John M. Edwards, a future inductee into The Napoleon Society, storms Martinique in search of his own Josephine.
A huge fan of Napoleon Bonaparte, the hero of post-Revolutionary France, I left the U.K. Crown Colony of Montserrat in the days before their volcano blew up for the fatal shores of Martinique via a scary Island Air prop plane.
Landing with a jarring whump, my galpal and I, along with the burdensome baggage of my Sistah Sah, then cleared customs and hailed a taxicab.
Surprisingly, the black-looking driver said he was not descended from African slaves, but was instead a native “Indian” (a member of the twin tribes of Arawaks and Caribs).
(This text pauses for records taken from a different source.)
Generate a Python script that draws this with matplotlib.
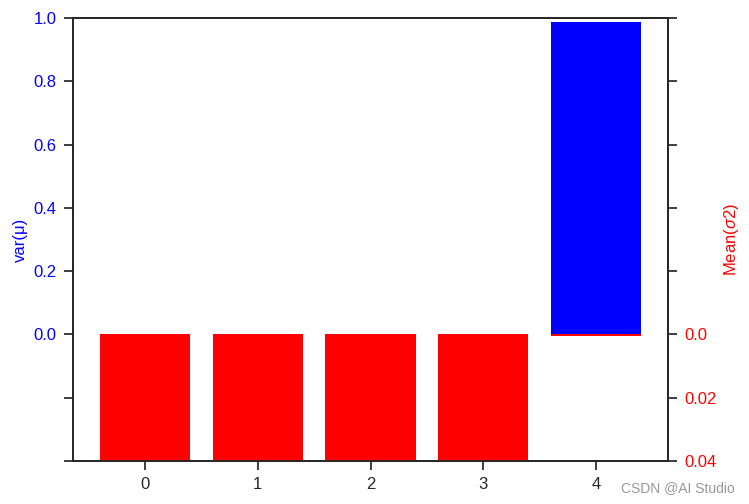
import matplotlib
matplotlib.use("Agg")
import matplotlib.pyplot as plt
import numpy as np

categories = [0, 1, 2, 3, 4]
var_mu = [0.0, 0.0, 0.0, 0.0, 0.987]
mean_sigma2 = [0.04, 0.04, 0.04, 0.04, 0.0006]

left_ticks = [-0.4, -0.2, 0.0, 0.2, 0.4, 0.6, 0.8, 1.0]
left_labels = ["", "", "0.0", "0.2", "0.4", "0.6", "0.8", "1.0"]
right_ticks = [-0.1, -0.08, -0.06, -0.04, -0.02, 0.0, 0.02, 0.04]
right_labels = ["", "", "", "", "", "0.0", "0.02", "0.04"]

plt.rcParams['font.family'] = ['Liberation Sans', 'DejaVu Sans']
plt.rcParams['mathtext.fontset'] = 'custom'
plt.rcParams['mathtext.rm'] = 'Liberation Sans'
plt.rcParams['mathtext.it'] = 'Liberation Sans:italic'

fig = plt.figure(figsize=(7.49, 5.04), dpi=100)
ax = fig.add_axes([73/749, 1-461/504, (668-73)/749, (461-18)/504])
ax2 = ax.twinx()

ax.bar(categories, var_mu, width=0.8, color='blue')
ax2.bar(categories, mean_sigma2, width=0.8, color='red')

ax.set_ylim(-0.4, 1.0)
ax.set_yticks(left_ticks)
ax.set_yticklabels(left_labels)
ax2.set_ylim(0.04, -0.1)
ax2.set_yticks(right_ticks)
ax2.set_yticklabels(right_labels)
ax.set_xticks(categories)

edge = '#262626'
for a in (ax, ax2):
    for s in a.spines.values():
        s.set_color(edge)
        s.set_linewidth(1.25)
    a.tick_params(direction='out', length=6.8, width=1.25, color=edge, labelsize=12, pad=5)

ax.tick_params(axis='y', labelcolor='blue')
ax.tick_params(axis='x', labelcolor=edge)
ax2.tick_params(axis='y', labelcolor='red')

ax.set_ylabel('var(μ)', color='blue', fontsize=12, labelpad=4)
ax2.set_ylabel(r'Mean($\sigma$2)', color='red', fontsize=12, labelpad=4)

fig.text(735/749, 1-488/504, 'CSDN @AI Studio', ha='right', va='center', color='#999999', fontsize=10)

fig.savefig('out.png', dpi=100)
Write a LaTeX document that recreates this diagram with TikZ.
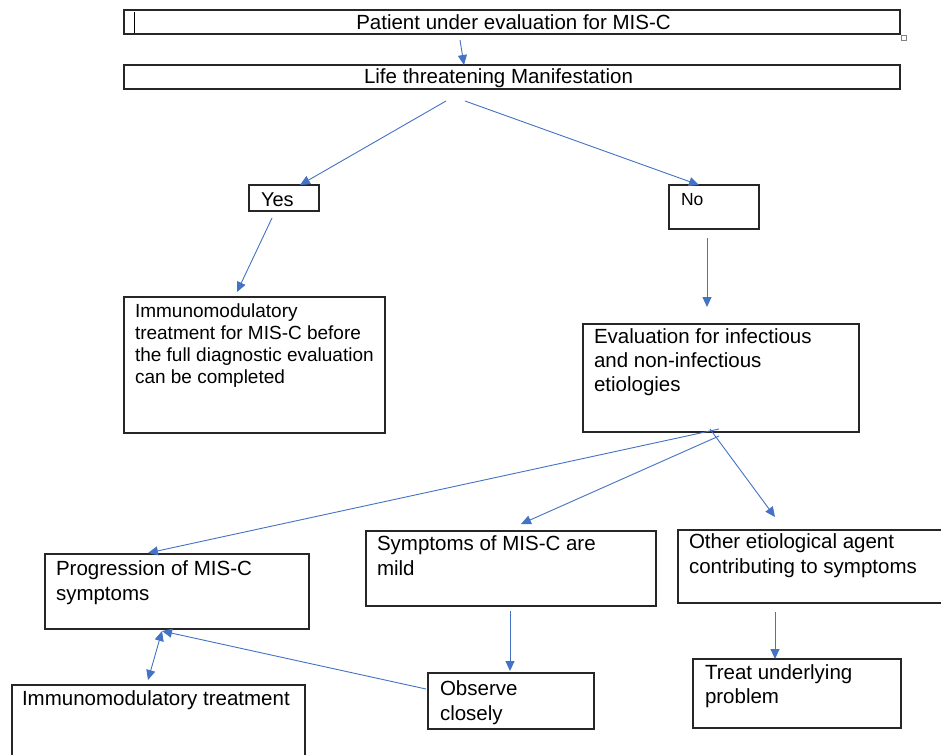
\documentclass[tikz,border=0pt]{standalone}
\usepackage{fontspec}
\setmainfont{Liberation Sans}
\usetikzlibrary{arrows.meta,calc}
\definecolor{arrowblue}{HTML}{4472C4}
\definecolor{boxline}{HTML}{262626}
\begin{document}
\begin{tikzpicture}[x=1pt,y=-1pt,
  box/.style={draw=boxline, line width=1.3pt, inner sep=0pt, outer sep=0pt, anchor=north west, rectangle},
  lbl/.style={inner sep=0pt, outer sep=0pt, anchor=north west, align=left, text=black},
  onel/.style={inner sep=0pt, outer sep=0pt, text=black},
  fA/.style={font=\fontsize{20.5pt}{25pt}\selectfont},
  fB/.style={font=\fontsize{20.5pt}{24pt}\selectfont},
  fS/.style={font=\fontsize{19pt}{22pt}\selectfont},
  arr/.style={draw=arrowblue, line width=0.9pt, -{Triangle[length=10pt,width=9pt]}},
  darr/.style={draw=arrowblue, line width=0.9pt, {Triangle[length=10pt,width=9pt]}-{Triangle[length=10pt,width=9pt]}}
]
\useasboundingbox (0,0) rectangle (941,754);
\fill[white] (0,0) rectangle (941,754);

% boxes
\node[box, minimum width=776pt, minimum height=24pt] (top) at (124,10) {};
\node[box, minimum width=776pt, minimum height=24pt] (life) at (124,65) {};
\node[box, minimum width=70pt, minimum height=26pt] (yes) at (249,185) {};
\node[box, minimum width=90pt, minimum height=44pt] (no) at (669,185) {};
\node[box, minimum width=261pt, minimum height=136pt] (immA) at (124,297) {};
\node[box, minimum width=276pt, minimum height=108pt] (eval) at (583,324) {};
\node[box, minimum width=264pt, minimum height=75pt] (prog) at (45,554) {};
\node[box, minimum width=290pt, minimum height=75pt] (mild) at (366,531) {};
\node[box, minimum width=280pt, minimum height=73pt] (other) at (678,530) {};
\node[box, minimum width=166pt, minimum height=56pt] (observe) at (428,673) {};
\node[box, minimum width=208pt, minimum height=69pt] (treat) at (693,659) {};
\node[box, minimum width=293pt, minimum height=80pt] (immB) at (12,685) {};

% small artefacts shown in the picture
\draw[line width=1pt, black] (134,12) -- (134,33);
\draw[gray, line width=0.7pt] (901.5,35.5) rectangle (906.5,40.5);

% texts
\node[onel, fA, anchor=base] (topT) at ($(top.north)+(1.5,20)$) {Patient under evaluation for MIS-C};
\node[onel, fA, anchor=base] (lifeT) at ($(life.north)+(-13.5,19)$) {Life threatening Manifestation};
\node[onel, font=\fontsize{20pt}{24pt}\selectfont, anchor=base west] (yesT) at ($(yes.north west)+(12,21)$) {Yes};
\node[onel, font=\fontsize{17.5pt}{21pt}\selectfont, anchor=base west] (noT) at ($(no.north west)+(12,20)$) {No};
\node[lbl, fS] (immAT) at ($(immA.north west)+(11,5.4)$) {\strut Immunomodulatory\\treatment for MIS-C before\\the full diagnostic evaluation\\can be completed};
\node[lbl, fB] (evalT) at ($(eval.north west)+(11,2.7)$) {\strut Evaluation for infectious\\and non-infectious\\etiologies};
\node[lbl, fA] (progT) at ($(prog.north west)+(11,4.1)$) {\strut Progression of MIS-C\\symptoms};
\node[lbl, fA] (mildT) at ($(mild.north west)+(11,1.8)$) {\strut Symptoms of MIS-C are\\mild};
\node[lbl, fA] (otherT) at ($(other.north west)+(11,1.3)$) {\strut Other etiological agent\\contributing to symptoms};
\node[lbl, fA] (observeT) at ($(observe.north west)+(12,4.5)$) {\strut Observe\\closely};
\node[lbl, fB] (treatT) at ($(treat.north west)+(12,3.2)$) {\strut Treat underlying\\problem};
\node[lbl, fA] (immBT) at ($(immB.north west)+(10,3)$) {\strut Immunomodulatory treatment};

% connectors
\draw[arr] ($(top.south)+(-52,6)$) -- ($(life.north)+(-48,0)$);
\draw[arr] ($(life.south)+(-66,12)$) -- ($(yes.north)+(16,0)$);
\draw[arr] ($(life.south)+(-47,12)$) -- ($(no.north)+(-15,0)$);
\draw[arr] ($(yes.south)+(-12,7)$) -- ($(immA.north)+(-17.5,-5)$);
\draw[arr] ($(no.south)+(-7,9)$) -- ($(eval.north)+(-14,-17)$);
\draw[arr] ($(eval.south)+(-2,-3)$) -- ($(prog.north)+(-29,-1)$);
\draw[arr] ($(eval.south)+(-2,4)$) -- ($(mild.north)+(10,-7)$);
\draw[arr] ($(eval.south)+(-11,-3)$) -- ($(other.north)+(-43,-13)$);
\draw[arr] ($(mild.south)+(-1,5)$) -- ($(observe.north)+(-1,-2)$);
\draw[arr] ($(other.south)+(-43,9)$) -- ($(treat.north)+(-22,0)$);
\draw[arr] ($(observe.north west)+(-2,16)$) -- ($(prog.south)+(-15,2)$);
\draw[darr] ($(prog.south)+(-15,2)$) -- ($(immB.north west)+(136,-5)$);
\end{tikzpicture}
\end{document}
He told us that Martinique was once known in the local langue as “Madinina” (The Island of Flowers).
We ended up overtipping and getting out at an okayish resort near a beach and a bar on the southern side of the island, somewhere near where Christopher Columbus first landed in 1502.
At night, we passed nice-looking women with fluorescent “doss bags,” and at a unique Martinique boutique I bought some imported Bain de Soleil and a beach towel. We then proceeded to sit down at the obvious bar near the beach. My galpal and sis avoided making eye contact with the annoying black man blowing kisses at them. The dark-skinned bartender naturally assumed we were members of the French European land-owning elite (numbering roughly 5,000 souls), known as “The Béké People,” until he realized none of us really spoke much French.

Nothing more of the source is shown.